CNN  — 

In a small shop nestled inside the heart of Accra, Patience Golo prepares to stitch yards of African wax print for a wedding dress she is making for a client.

The fabric is rich in color: pops of papaya-colored lines run through jewel-toned boxes. Across from her hangs a suit made of emerald green and opalescent champagne-hued fabric. Its pattern forms an intricate composition of designs – just about as complex as the fabric’s past.

Golo, born and raised in Ghana, rarely uses anything other than wax print for her designs: “It portrays our culture. It’s our cloth,” she said.

‘Dutch’ print

But oddly enough, African textiles aren’t African. In 1846, Dutch entrepreneur Pieter Fentener Van Vlissingen learned that there was a high demand for printed cotton. With the big boom of the Industrial Revolution happening at the time, he discovered that he could mechanize the method used to make prints on batiks, a popular cloth worn in Indonesia. His company, Vlisco, introduced the printed materials to the Gold Coast (now Ghana), where it exploded on the scene and immediately took off throughout the continent.

Zaina Adamu

Since then, the fabric has become deep-rooted in Africa, and has since spread and seeped into societies across the world. Rapid accelerations in technology have made the prints easily accessible and at the disposal of those who choose to wear them. And some historians wonder what lies ahead for the cloths in coming years.

“The fabric has gained an African identity and African fashion designers have contributed to emphasize the visual power of this material. Sadly, nearly all African textile print factories have shut down because of international competitors,” Anne Grosfilley, a French anthropologist and African textile historian, said in a phone interview.

ISSOUF SANOGO/AFP/AFP/Getty Images
An employee folds loincloths in a production line at the Uniwax factory in Abidjan, Ivory Coast.

Many of those international competitors initially rejected the fabrics, partly due to its imperfect geometric patterns, according to Alexander Sarlay, an Austrian business consultant and expert of the African textiles market.

“That was a discrepancy to European mainstream, where developments are driven by a desire for perfection, but the African consumer saw the print’s imperfection as an identifying feature,” he said in a phone interview.

Historically, African consumers don’t care about flawless precision, but tend to see other values in textiles like the fabric’s origins, colors, patterns and signs, Sarlay thinks.

More than a fashion statement

Belinda Compah-Keyeke is the owner and lead designer of Zoharous, an African fashion line that featured at Accra’s Fashion Week in July. For her, the print signifies something more than a fashion statement.

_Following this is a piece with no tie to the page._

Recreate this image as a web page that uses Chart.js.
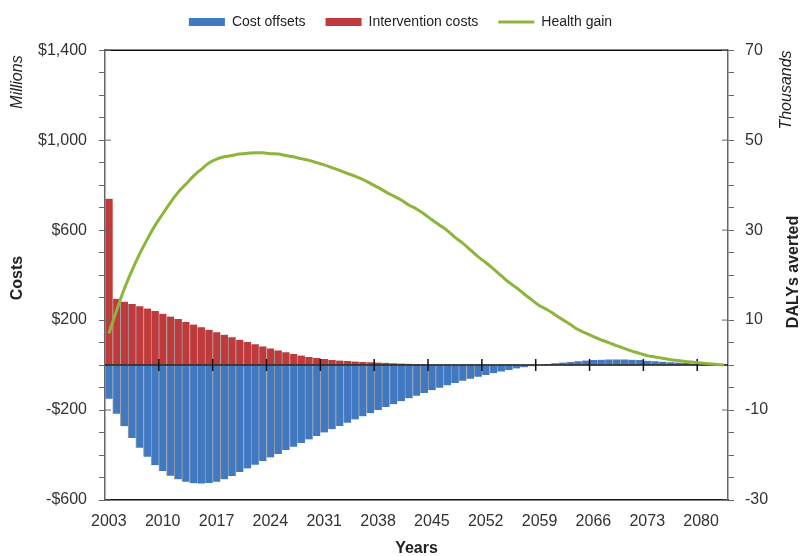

“African print is literally our first point of contact to our culture as Africans because when we are born, we are wrapped in a wax print,” she said. “It is a major part of every African’s heritage and every wax print tells a unique African story.”

Baba Mahama
A model wearing Zoharous at the Accra Fashion Week.

Take for instance the Nkrumah Pencil print, a popular 1960s print named after Ghana’s first president, Dr. Kwame Nkrumah. The cloth symbolizes the power Nkrumah’s pen had to sign orders used to control political opponents.

In a 2012 study titled “Symbolic Significance Of African Prints: A Dying Phenomenon In Contemporary Print Designs In Ghana,” researchers wrote: “Abstract names are given to the prints to suggest an important event, personality or a popular proverb. According to the merchandisers, the wearer uses the symbolism of the print as a form of visual communication.”

Years later, technology has allowed for cheaper wax prints to be produced at a quicker rate, allowing designers to evoke their own modern takes on the patterns they design, which influences the general image of African wax prints.

FRANCOIS GUILLOT/AFP/AFP/Getty Images
A model at the Vlisco beat collection fashion show in Paris.

The outcome will be a mixed bag, according to Sarlay. “There is no clear definition of what is authentic and what is not authentic. And established companies find no clear communication of what they are and what they want,” he said.

The result could be damaging for the African textile industry. “The only dynamic wax print company based in Africa is Uniwax in the Ivory Coast. Therefore, except for the Uniwax customers, no one contributes to the development of Africa while wearing wax print,” said Grosfilley.

Compah-Keyeke has a different perspective, and foresees “people worldwide having a vast understanding of the value every print holds.”

Regardless of expert and designer predictions, Golo says the fabric will always deeply be part of Africa.

“We should be proud of it. No one can ever take it away from us.”